Tapi jangan cuma memberi sanksi atau konsekuensi saja, ya, Bu-Pak. Si kecil juga perlu diberi reward atau hadiah bila ia taat aturan atau berdisiplin. Reward-nya bisa berupa barang, bisa pula kasih sayang semisal pelukan dan ciuman. Jadi, jangan melulu dikasih, misal, hadiah mainan, ya. "Justru reward berupa kasih sayanglah yang lebih berarti buat anak dan akan terus membekas dalam dirinya." Hingga, hubungan orang tua dan anak pun jadi lebih erat.

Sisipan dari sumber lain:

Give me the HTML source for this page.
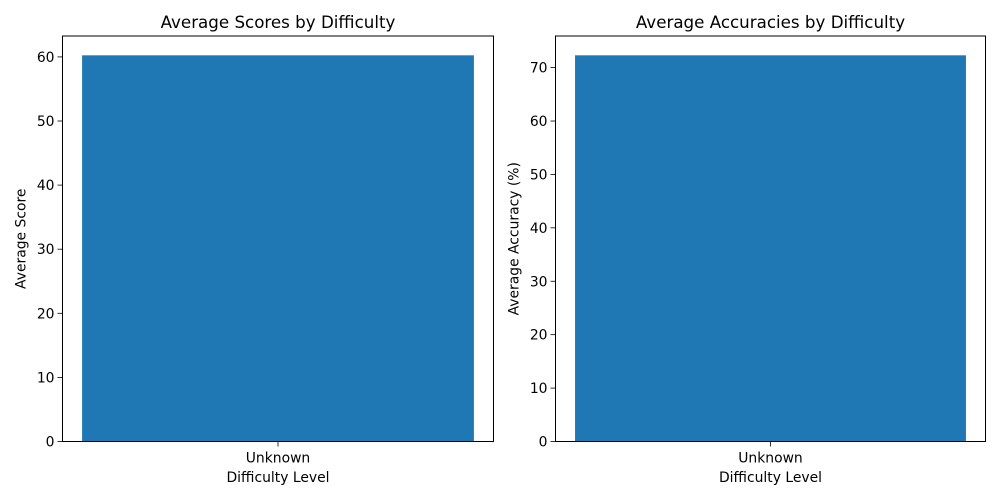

Sayangnya, ujar Lusi, pemberian reward kasih sayang jarang dilakukan orang tua di Indonesia. "Baik orang tua maupun anak cenderung risi melakukannya atau diperlakukan demikian." Selain itu, masih banyak orang tua menganggap, bila anak disiplin itu sudah seharusnya hingga tak usah diberi apa-apa. Itu sebab, kalau anak berbuat salah, orang tua langsung memberi ganjaran. Tapi coba kalau anak disiplin atau berprestasi, malah tak mendapat apa-apa. Padahal, anak, kan, juga butuh reward selain sanksi.

Jadi, Bu-Pak, jangan pelit memberi penghargaan kala si kecil disiplin, ya. Sebaliknya, jangan ingin menghukum terus kala ia melanggar aturan, karena disiplin bukanlah hukuman. Sering, kan, kita salah kaprah menyamakan hukuman dengan disiplin. Padahal, disiplin adalah aturan atau patokan yang harus dijalankan anak demi kebaikannya, hingga ia pun harus menerima konsekuensinya bila melanggar. Bukankah konsekuensi itu pula yang harus ia terima kala melanggar aturan sosial? Misal, dijauhkan teman-temannya. Sebaliknya, ia bisa diterima dalam pergaulan jika tahu aturan.